You will start looking as if they don’t know what they are doing. You will say that he or she wants to live all her life to pay a mortgage. Or, you would think it is because he doesn’t have money. After all, the other friend has carried 50 million or N100 million naira cash to buy a house. That money would have been invested in something else.

Our lifestyle doesn’t support mortgages, we want to show up.  We want to arrive tomorrow, and that is what has affected even the education and the professionals in the industry. Even the mortgage industry is also not even lucrative. That’s why sometimes you see the mortgage banks not doing well because people don’t patronise them. After all, our culture is not there.

What is your institute doing to address all these identified challenges?

That’s why we’re here and that’s why we’re talking because you are in the media industry that will help amplify our voices. To the glory of God, we have an Act now that has empowered us to regulate the industry, sanitise the industry, licence

professionals, and insist that the right thing is done.

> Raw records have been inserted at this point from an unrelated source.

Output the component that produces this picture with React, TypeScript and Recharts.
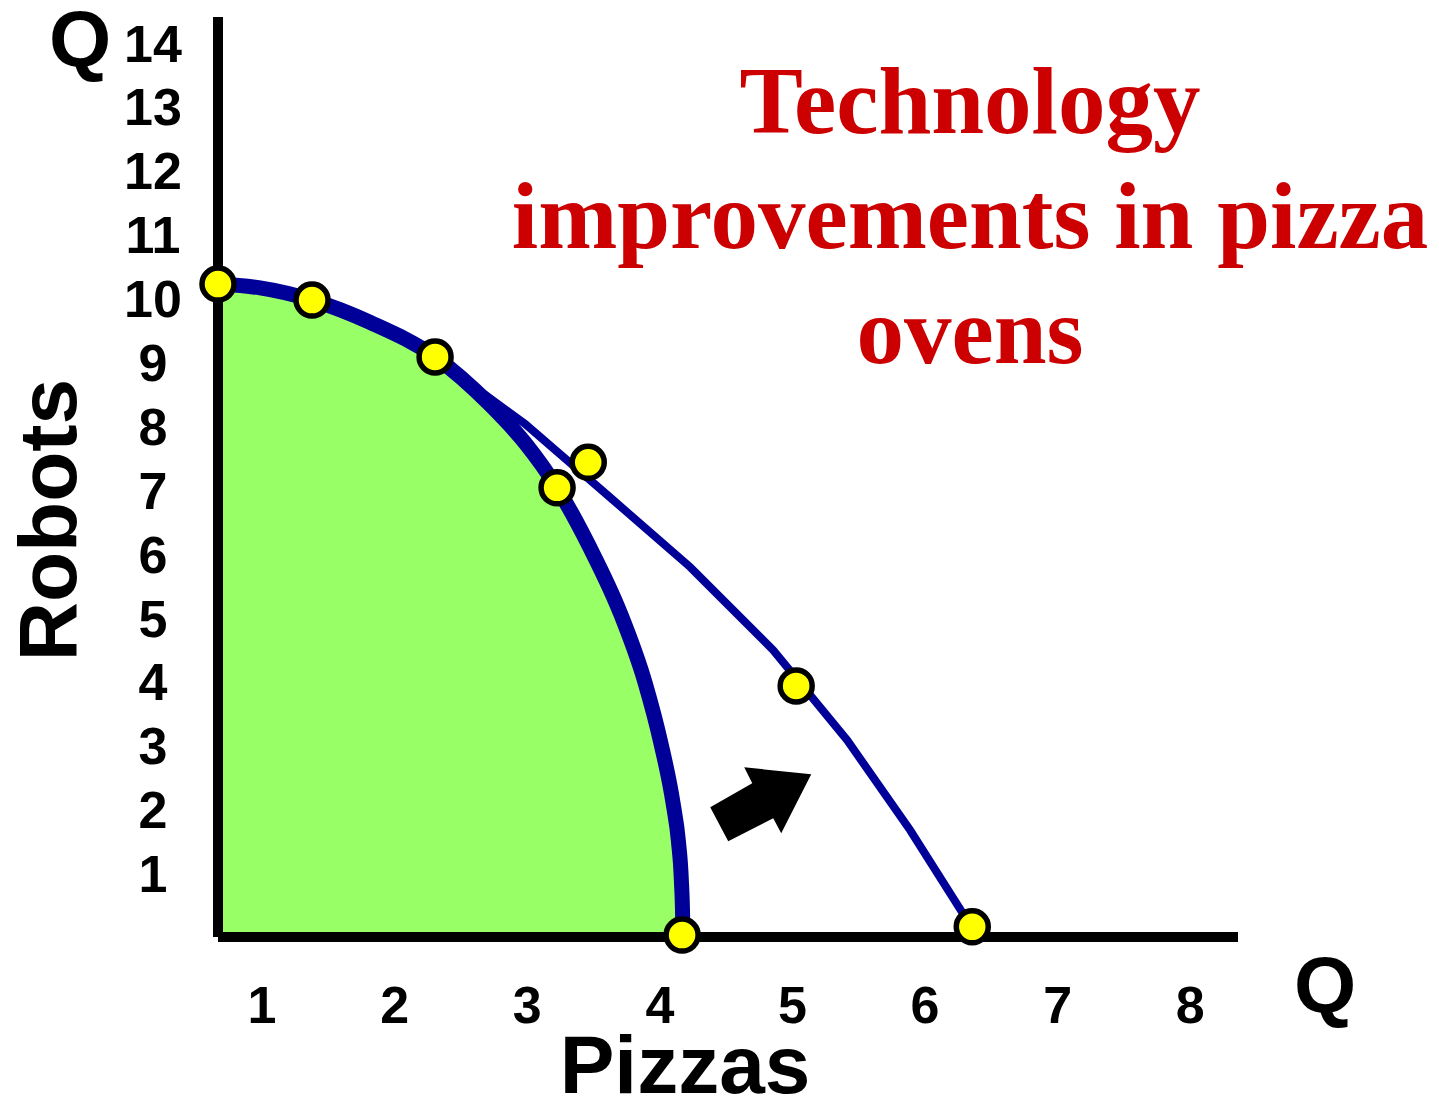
import React from "react";
import {
  ComposedChart,
  Area,
  Line,
  Scatter,
  XAxis,
  YAxis,
  ReferenceDot,
  Customized,
} from "recharts";

// tick labels
const xTicks = [1, 2, 3, 4, 5, 6, 7, 8];
const yTicks = [1, 2, 3, 4, 5, 6, 7, 8, 9, 10, 11, 12, 13, 14];

// original frontier (thick curve, shaded)
const innerPPF = [
  { x: 0.668, y: 10.22 },
  { x: 0.985, y: 10.16 },
  { x: 1.377, y: 9.97 },
  { x: 1.815, y: 9.62 },
  { x: 2.305, y: 9.08 },
  { x: 2.72, y: 8.33 },
  { x: 2.985, y: 7.73 },
  { x: 3.225, y: 7.03 },
  { x: 3.474, y: 6.09 },
  { x: 3.7, y: 5.08 },
  { x: 3.89, y: 3.97 },
  { x: 4.005, y: 3.06 },
  { x: 4.1, y: 2.09 },
  { x: 4.14, y: 1.5 },
  { x: 4.162, y: 0.9 },
  { x: 4.172, y: 0.3 },
  { x: 4.174, y: 0.03 },
];

// shifted frontier after technology improvement
const outerPPF = [
  { x: 2.305, y: 9.08 },
  { x: 2.667, y: 8.51 },
  { x: 2.984, y: 8.03 },
  { x: 3.603, y: 6.92 },
  { x: 4.229, y: 5.79 },
  { x: 4.855, y: 4.49 },
  { x: 5.413, y: 3.08 },
  { x: 5.888, y: 1.67 },
  { x: 6.34, y: 0.19 },
];

const points = [
  { x: 0.668, y: 10.22 },
  { x: 1.377, y: 9.97 },
  { x: 2.305, y: 9.08 },
  { x: 3.225, y: 7.03 },
  { x: 3.46, y: 7.43 },
  { x: 5.028, y: 3.93 },
  { x: 4.168, y: 0.03 },
  { x: 6.356, y: 0.16 },
];

const arrowAt = { x: 4.757, y: 2.14 };

const titleLines = ["Technology", "improvements in pizza", "ovens"];

const NAVY = "#000099";
const SANS = "'Liberation Sans', Arial, sans-serif";
const SERIF = "'Liberation Serif', 'Times New Roman', serif";

const YTick = ({ x, y, payload }: any) => (
  <text x={x - 65} y={y} dy={19} textAnchor="middle" fontFamily={SANS} fontWeight="bold" fontSize={52} fill="#000">
    {payload.value}
  </text>
);

const XTick = ({ x, y, payload }: any) => (
  <text x={x} y={y} dy={86} textAnchor="middle" fontFamily={SANS} fontWeight="bold" fontSize={52} fill="#000">
    {payload.value}
  </text>
);

const Arrow = ({ cx, cy }: any) => (
  <polygon
    points={[
      [-50, 7],
      [-8, -17],
      [-16, -33],
      [51, -26],
      [21, 33],
      [13, 18],
      [-32, 41],
    ]
      .map(([dx, dy]) => `${cx + dx},${cy + dy}`)
      .join(" ")}
    fill="#000"
  />
);

const Dot = ({ cx, cy }: any) => (
  <circle cx={cx} cy={cy} r={16} fill="#FFFF00" stroke="#000" strokeWidth={5.5} />
);

const Labels = () => (
  <g>
    {titleLines.map((t, i) => (
      <text key={t} x={970} y={133 + i * 115} textAnchor="middle" fontFamily={SERIF} fontWeight="bold" fontSize={95} fill="#CC0000">
        {t}
      </text>
    ))}
    <text x={80} y={66} textAnchor="middle" fontFamily={SANS} fontWeight="bold" fontSize={80} fill="#000">Q</text>
    <text x={1325} y={1012} textAnchor="middle" fontFamily={SANS} fontWeight="bold" fontSize={80} fill="#000">Q</text>
    <text x={0} y={0} transform="translate(76,520) rotate(-90)" textAnchor="middle" fontFamily={SANS} fontWeight="bold" fontSize={82} fill="#000">
      Robots
    </text>
    <text x={685} y={1093} textAnchor="middle" fontFamily={SANS} fontWeight="bold" fontSize={82} fill="#000">
      Pizzas
    </text>
  </g>
);

export default function App() {
  return (
    <div style={{ position: "absolute", left: 0, top: 0, width: 1439, height: 1098, background: "#fff" }}>
      <ComposedChart width={1439} height={1098} margin={{ top: 17, right: 201, bottom: 0, left: 0 }}>
        <XAxis
          type="number"
          dataKey="x"
          domain={[0.668, 8.36]}
          ticks={xTicks}
          height={161}
          axisLine={{ stroke: "#000", strokeWidth: 10 }}
          tickLine={false}
          tickSize={0}
          tickMargin={0}
          tick={<XTick />}
        />
        <YAxis
          type="number"
          dataKey="y"
          domain={[0, 14.4]}
          ticks={yTicks}
          width={218}
          axisLine={{ stroke: "#000", strokeWidth: 10 }}
          tickLine={false}
          tickSize={0}
          tickMargin={0}
          tick={<YTick />}
        />
        <Area
          data={innerPPF}
          dataKey="y"
          type="monotone"
          fill="#99FF66"
          fillOpacity={1}
          stroke={NAVY}
          strokeWidth={15}
          isAnimationActive={false}
        />
        <Line
          data={outerPPF}
          dataKey="y"
          type="linear"
          stroke={NAVY}
          strokeWidth={8}
          dot={false}
          isAnimationActive={false}
        />
        <ReferenceDot x={arrowAt.x} y={arrowAt.y} shape={<Arrow />} />
        <Scatter data={points} dataKey="y" shape={<Dot />} isAnimationActive={false} />
        <Customized component={Labels} />
      </ComposedChart>
    </div>
  );
}
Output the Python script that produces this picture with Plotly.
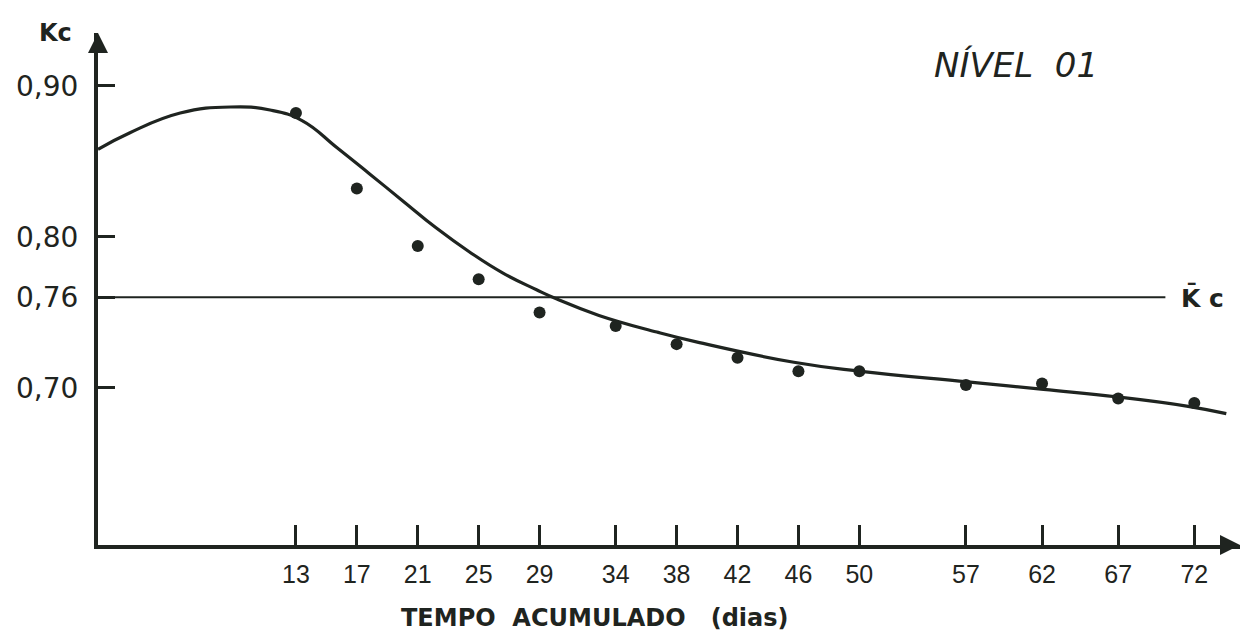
import plotly.graph_objects as go

# Observed data (dias, Kc)
dias = [13, 17, 21, 25, 29, 34, 38, 42, 46, 50, 57, 62, 67, 72]
kc_obs = [0.882, 0.832, 0.794, 0.772, 0.750, 0.741, 0.729, 0.720, 0.711, 0.711, 0.702, 0.703, 0.693, 0.690]

# Hand-drawn fitted curve
curva_x = [0.0, 2.1, 5.4, 8.7, 11.3, 13.4, 15.7, 17.8, 20.0, 22.2, 24.4, 26.6, 28.8, 30.1,
           32.9, 36.7, 39.5, 45.7, 50.1, 57.1, 62.1, 67.0, 71.5, 74.1]
curva_y = [0.858, 0.869, 0.882, 0.886, 0.884, 0.877, 0.859, 0.842, 0.824, 0.806, 0.790, 0.776,
           0.765, 0.759, 0.748, 0.737, 0.730, 0.717, 0.711, 0.704, 0.699, 0.694, 0.688, 0.683]

# Mean Kc line
kc_medio = 0.76
kc_medio_x = [0.0, 70.1]

x_ticks = [13, 17, 21, 25, 29, 34, 38, 42, 46, 50, 57, 62, 67, 72]
y_ticks = [0.70, 0.76, 0.80, 0.90]
y_ticktext = ["0,70", "0,76", "0,80", "0,90"]

INK = "#1f2420"
FONT = "DejaVu Sans"

fig = go.Figure()

fig.add_trace(go.Scatter(x=kc_medio_x, y=[kc_medio, kc_medio], mode="lines",
                         line=dict(color=INK, width=2), hoverinfo="skip", cliponaxis=False))
fig.add_trace(go.Scatter(x=curva_x, y=curva_y, mode="lines",
                         line=dict(color=INK, width=3.2, shape="spline", smoothing=1.3),
                         cliponaxis=False))
fig.add_trace(go.Scatter(x=dias, y=kc_obs, mode="markers",
                         marker=dict(color=INK, size=12), cliponaxis=False))

fig.update_layout(
    width=1245, height=633,
    margin=dict(l=98, r=5, t=33, b=88),
    paper_bgcolor="white", plot_bgcolor="white",
    showlegend=False,
    font=dict(family=FONT, color=INK),
    xaxis=dict(range=[0, 75], tickvals=x_ticks, ticktext=[str(v) for v in x_ticks],
               ticks="inside", ticklen=20, tickwidth=2.5, tickcolor=INK,
               showline=True, linewidth=4, linecolor=INK, showgrid=False, zeroline=False,
               tickfont=dict(size=25, family="Liberation Sans", color=INK),
               ticklabelstandoff=4),
    yaxis=dict(range=[0.596, 0.935], tickvals=y_ticks, ticktext=y_ticktext,
               ticks="inside", ticklen=17, tickwidth=2.5, tickcolor=INK,
               showline=True, linewidth=4, linecolor=INK, showgrid=False, zeroline=False,
               tickfont=dict(size=28, family=FONT, color=INK),
               ticklabelstandoff=10),
)

# axis arrows
fig.add_annotation(x=75, y=0.596, xref="x", yref="y", ax=-18, ay=0, showarrow=True,
                   arrowhead=2, arrowsize=1, arrowwidth=4, arrowcolor=INK, text="")
fig.add_annotation(x=0, y=0.935, xref="x", yref="y", ax=0, ay=18, showarrow=True,
                   arrowhead=2, arrowsize=1, arrowwidth=4, arrowcolor=INK, text="")

# texts
fig.add_annotation(x=-0.037, y=1.0, xref="paper", yref="paper", text="<b>Kc</b>", showarrow=False,
                   font=dict(size=24, family=FONT, color=INK), xanchor="center", yanchor="middle")
fig.add_annotation(x=71.0, y=kc_medio, xref="x", yref="y", text="<b>K\u0304 c</b>", showarrow=False,
                   xanchor="left", font=dict(size=25, family=FONT, color=INK))
fig.add_annotation(x=60.3, y=0.914, xref="x", yref="y", text="<i>NÍVEL  01</i>", showarrow=False,
                   font=dict(size=34, family=FONT, color=INK), yanchor="middle")
fig.add_annotation(x=32.6, y=-0.142, xref="x", yref="paper",
                   text="<b>TEMPO  ACUMULADO   (dias)</b>", showarrow=False,
                   font=dict(size=24, family=FONT, color=INK), yanchor="middle")

fig.write_html("out.html")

We are in conversations with relevant authorities, the Central Bank, the Economic and Financial Crimes Commission, the ICPC, the Federal Mortgage Bank of Nigeria, Federal Housing Authority, all of these people within the industry and they have come to the realisation that the Institute of Mortgage Brokers has the answer to the challenge that we have.

By the time we do this national conference and we bring all the professionals in the built industry, we will let them know that the game has changed; that it is no longer an all-comer’s profession. Also, if we have these alliances of all of us coming together to insist that before you have even been employed as a banker in a mortgage bank, you must be satisfied.

Also, before you approach me and say Oh, I have landed somewhere I want to sell, you must be satisfied, and if I come into your office and ask you for your licence and you show me; I’ll be confident enough to deal with you. Knowing that if you fail, there is a regulatory authority just like the Nigerian Bar Association. Any lawyer that knows his onions is afraid of the NBA because if he misbehaves, they will withdraw his operating licence. There is the national medical and dental Council of Nigeria. You can’t misbehave if you’re a member of that industry. Also, there is the Nigeria Union of Journalists. So every professional has that, and why don’t mortgage brokers, mortgage financials and mortgage users have any?

 So that’s what has brought us together and we thought that that is the answer to the problem and we’re going to do our best. And that is why we are doing this awareness conference. A lot of people have been invited from all industries. So, by the time it is known and the Act is spelt to them, the penalties for failure and the consequences will begin to be realised.